** Start **

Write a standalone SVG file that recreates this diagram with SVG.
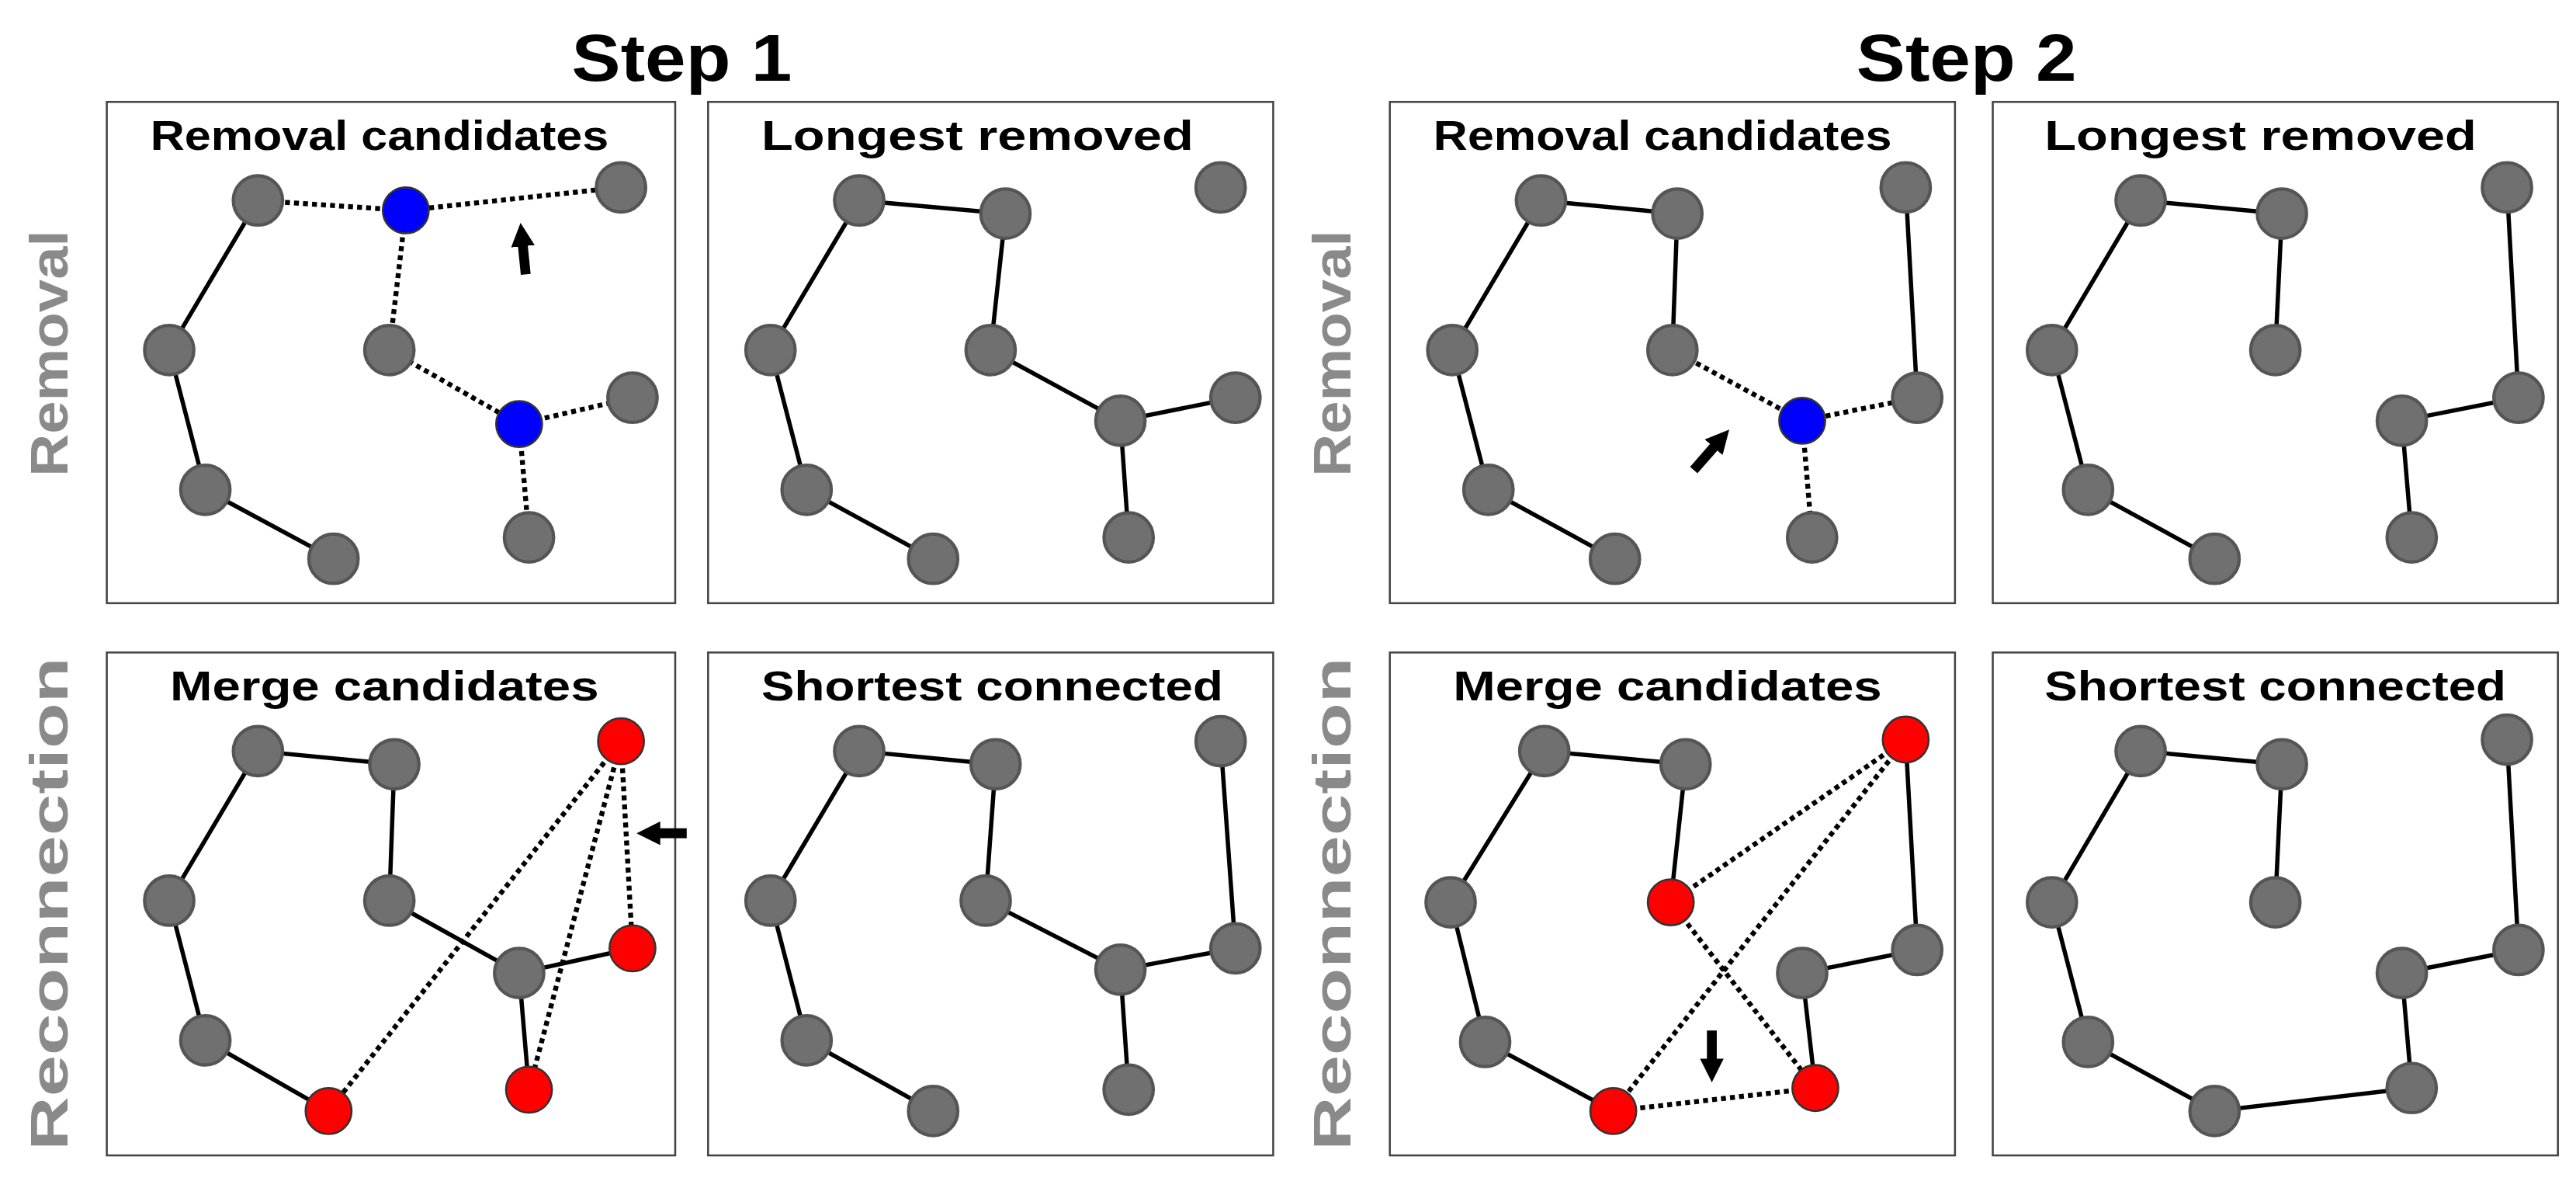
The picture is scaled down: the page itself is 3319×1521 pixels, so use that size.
<svg xmlns="http://www.w3.org/2000/svg" width="3319" height="1521" viewBox="0 0 3319 1521">
<style>
.p{fill:#fff;stroke:#444;stroke-width:1.2}
.n{fill:#707070;stroke:#555;stroke-width:2}
.b{fill:#0000ff;stroke:#333;stroke-width:1.2}
.r{fill:#ff0000;stroke:#333;stroke-width:1.2}
.s{stroke:#000;stroke-width:2.6;fill:none}
.d{stroke:#000;stroke-width:3;stroke-dasharray:3 2.5;fill:none}
.a{stroke:#000;stroke-width:6;fill:none}
.t{font-family:"Liberation Sans Narrow","Liberation Sans",Arial,sans-serif;font-weight:bold;font-size:25px;text-anchor:middle}
.h{font-family:"Liberation Sans Narrow","Liberation Sans",Arial,sans-serif;font-weight:bold;font-size:40px;text-anchor:middle}
.v{font-family:"Liberation Sans",Arial,sans-serif;font-weight:bold;font-size:32px;fill:#8a8a8a;text-anchor:middle}
</style>
<defs>
<marker id="ah" viewBox="0 0 10 10" refX="2" refY="5" markerWidth="2.4" markerHeight="2.4" orient="auto" markerUnits="strokeWidth"><path d="M0,0L10,5L0,10z" fill="#000"/></marker>
</defs>
<rect width="3319" height="1521" fill="#fff"/>
<g transform="scale(2.1167)">
<g id="labels">
<text class="h" x="415" y="49" textLength="134" lengthAdjust="spacingAndGlyphs">Step 1</text>
<text class="h" x="1197" y="49" textLength="134" lengthAdjust="spacingAndGlyphs">Step 2</text>
<text class="v" transform="translate(41,215) rotate(-90)" textLength="150" lengthAdjust="spacingAndGlyphs">Removal</text>
<text class="v" transform="translate(41,550) rotate(-90)" textLength="300" lengthAdjust="spacingAndGlyphs">Reconnection</text>
<text class="v" transform="translate(822,215) rotate(-90)" textLength="150" lengthAdjust="spacingAndGlyphs">Removal</text>
<text class="v" transform="translate(822,550) rotate(-90)" textLength="300" lengthAdjust="spacingAndGlyphs">Reconnection</text>
</g>
<g id="panels">
<rect class="p" x="65" y="62" width="346" height="305"/>
<rect class="p" x="431" y="62" width="344" height="305"/>
<rect class="p" x="846" y="62" width="344" height="305"/>
<rect class="p" x="1213" y="62" width="344" height="305"/>
<rect class="p" x="65" y="397" width="346" height="306"/>
<rect class="p" x="431" y="397" width="344" height="306"/>
<rect class="p" x="846" y="397" width="344" height="306"/>
<rect class="p" x="1213" y="397" width="344" height="306"/>
<text class="t" x="231" y="91" textLength="279" lengthAdjust="spacingAndGlyphs">Removal candidates</text>
<text class="t" x="595" y="91" textLength="263" lengthAdjust="spacingAndGlyphs">Longest removed</text>
<text class="t" x="1012" y="91" textLength="279" lengthAdjust="spacingAndGlyphs">Removal candidates</text>
<text class="t" x="1376" y="91" textLength="263" lengthAdjust="spacingAndGlyphs">Longest removed</text>
<text class="t" x="234" y="426" textLength="261" lengthAdjust="spacingAndGlyphs">Merge candidates</text>
<text class="t" x="604" y="426" textLength="281" lengthAdjust="spacingAndGlyphs">Shortest connected</text>
<text class="t" x="1015" y="426" textLength="261" lengthAdjust="spacingAndGlyphs">Merge candidates</text>
<text class="t" x="1385" y="426" textLength="281" lengthAdjust="spacingAndGlyphs">Shortest connected</text>
</g>
<g id="connectors">
<path class="s" d="M157,122L103,213L125,298L203,340"/>
<path class="d" d="M157,122L247,128L378,114M247,128L237,213L316,258L385,242M316,258L322,327"/>
<path class="a" d="M320,167L318,147" marker-end="url(#ah)"/>
<path class="s" d="M612,130L523,122L469,213L491,298L568,340M612,130L603,213L682,256L752,242M682,256L687,327"/>
<path class="s" d="M1021,130L938,122L884,213L906,298L983,340M1021,130L1018,213M1160,114L1167,242"/>
<path class="d" d="M1018,213L1097,256L1167,242M1097,256L1103,327"/>
<path class="a" d="M1031,286L1045,270" marker-end="url(#ah)"/>
<path class="s" d="M1389,130L1303,122L1249,213L1271,298L1348,340M1389,130L1385,213M1526,114L1533,242L1462,256L1468,327"/>
<path class="s" d="M240,465L157,457L103,548L125,633L200,676M240,465L237,548L316,592L385,577M316,592L322,663"/>
<path class="d" d="M378,451L385,577M378,451L200,676M378,451L322,663"/>
<path class="a" d="M418,507L399,507" marker-end="url(#ah)"/>
<path class="s" d="M606,465L523,457L469,548L491,633L568,676M606,465L600,548L682,590L752,577L743,451M682,590L687,663"/>
<path class="s" d="M1026,465L940,457L883,549L904,634L982,676M1026,465L1017,549M1160,450L1167,578L1097,592L1105,662"/>
<path class="d" d="M1160,450L1017,549M1160,450L982,676M1017,549L1105,662L982,676"/>
<path class="a" d="M1042,627L1042,647" marker-end="url(#ah)"/>
<path class="s" d="M1389,465L1303,457L1249,549L1271,634L1348,676L1468,662L1462,592L1533,578L1526,450M1389,465L1385,549"/>
</g>
<g id="nodes1">
<circle id="p1a" class="n" cx="157" cy="122" r="15"/><circle id="p1b" class="b" cx="247" cy="128" r="14"/><circle id="p1c" class="n" cx="378" cy="114" r="15"/><circle id="p1d" class="n" cx="103" cy="213" r="15"/><circle id="p1e" class="n" cx="237" cy="213" r="15"/><circle id="p1f" class="b" cx="316" cy="258" r="14"/><circle id="p1g" class="n" cx="385" cy="242" r="15"/><circle id="p1h" class="n" cx="125" cy="298" r="15"/><circle id="p1i" class="n" cx="203" cy="340" r="15"/><circle id="p1j" class="n" cx="322" cy="327" r="15"/>
</g>
<g id="nodes2">
<circle id="p2a" class="n" cx="523" cy="122" r="15"/><circle id="p2b" class="n" cx="612" cy="130" r="15"/><circle id="p2c" class="n" cx="743" cy="114" r="15"/><circle id="p2d" class="n" cx="469" cy="213" r="15"/><circle id="p2e" class="n" cx="603" cy="213" r="15"/><circle id="p2f" class="n" cx="682" cy="256" r="15"/><circle id="p2g" class="n" cx="752" cy="242" r="15"/><circle id="p2h" class="n" cx="491" cy="298" r="15"/><circle id="p2i" class="n" cx="568" cy="340" r="15"/><circle id="p2j" class="n" cx="687" cy="327" r="15"/>
</g>
<g id="nodes3">
<circle id="p3a" class="n" cx="938" cy="122" r="15"/><circle id="p3b" class="n" cx="1021" cy="130" r="15"/><circle id="p3c" class="n" cx="1160" cy="114" r="15"/><circle id="p3d" class="n" cx="884" cy="213" r="15"/><circle id="p3e" class="n" cx="1018" cy="213" r="15"/><circle id="p3f" class="b" cx="1097" cy="256" r="14"/><circle id="p3g" class="n" cx="1167" cy="242" r="15"/><circle id="p3h" class="n" cx="906" cy="298" r="15"/><circle id="p3i" class="n" cx="983" cy="340" r="15"/><circle id="p3j" class="n" cx="1103" cy="327" r="15"/>
</g>
<g id="nodes4">
<circle id="p4a" class="n" cx="1303" cy="122" r="15"/><circle id="p4b" class="n" cx="1389" cy="130" r="15"/><circle id="p4c" class="n" cx="1526" cy="114" r="15"/><circle id="p4d" class="n" cx="1249" cy="213" r="15"/><circle id="p4e" class="n" cx="1385" cy="213" r="15"/><circle id="p4f" class="n" cx="1462" cy="256" r="15"/><circle id="p4g" class="n" cx="1533" cy="242" r="15"/><circle id="p4h" class="n" cx="1271" cy="298" r="15"/><circle id="p4i" class="n" cx="1348" cy="340" r="15"/><circle id="p4j" class="n" cx="1468" cy="327" r="15"/>
</g>
<g id="nodes5">
<circle id="p5a" class="n" cx="157" cy="457" r="15"/><circle id="p5b" class="n" cx="240" cy="465" r="15"/><circle id="p5c" class="r" cx="378" cy="451" r="14"/><circle id="p5d" class="n" cx="103" cy="548" r="15"/><circle id="p5e" class="n" cx="237" cy="548" r="15"/><circle id="p5f" class="n" cx="316" cy="592" r="15"/><circle id="p5g" class="r" cx="385" cy="577" r="14"/><circle id="p5h" class="n" cx="125" cy="633" r="15"/><circle id="p5i" class="r" cx="200" cy="676" r="14"/><circle id="p5j" class="r" cx="322" cy="663" r="14"/>
</g>
<g id="nodes6">
<circle id="p6a" class="n" cx="523" cy="457" r="15"/><circle id="p6b" class="n" cx="606" cy="465" r="15"/><circle id="p6c" class="n" cx="743" cy="451" r="15"/><circle id="p6d" class="n" cx="469" cy="548" r="15"/><circle id="p6e" class="n" cx="600" cy="548" r="15"/><circle id="p6f" class="n" cx="682" cy="590" r="15"/><circle id="p6g" class="n" cx="752" cy="577" r="15"/><circle id="p6h" class="n" cx="491" cy="633" r="15"/><circle id="p6i" class="n" cx="568" cy="676" r="15"/><circle id="p6j" class="n" cx="687" cy="663" r="15"/>
</g>
<g id="nodes7">
<circle id="p7a" class="n" cx="940" cy="457" r="15"/><circle id="p7b" class="n" cx="1026" cy="465" r="15"/><circle id="p7c" class="r" cx="1160" cy="450" r="14"/><circle id="p7d" class="n" cx="883" cy="549" r="15"/><circle id="p7e" class="r" cx="1017" cy="549" r="14"/><circle id="p7f" class="n" cx="1097" cy="592" r="15"/><circle id="p7g" class="n" cx="1167" cy="578" r="15"/><circle id="p7h" class="n" cx="904" cy="634" r="15"/><circle id="p7i" class="r" cx="982" cy="676" r="14"/><circle id="p7j" class="r" cx="1105" cy="662" r="14"/>
</g>
<g id="nodes8">
<circle id="p8a" class="n" cx="1303" cy="457" r="15"/><circle id="p8b" class="n" cx="1389" cy="465" r="15"/><circle id="p8c" class="n" cx="1526" cy="450" r="15"/><circle id="p8d" class="n" cx="1249" cy="549" r="15"/><circle id="p8e" class="n" cx="1385" cy="549" r="15"/><circle id="p8f" class="n" cx="1462" cy="592" r="15"/><circle id="p8g" class="n" cx="1533" cy="578" r="15"/><circle id="p8h" class="n" cx="1271" cy="634" r="15"/><circle id="p8i" class="n" cx="1348" cy="676" r="15"/><circle id="p8j" class="n" cx="1468" cy="662" r="15"/>
</g>
</g>
</svg>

** End **

-- What needs to be done --
Go through the data and count each line that has the word "size", then give the total alone.

-- Response to this task --
4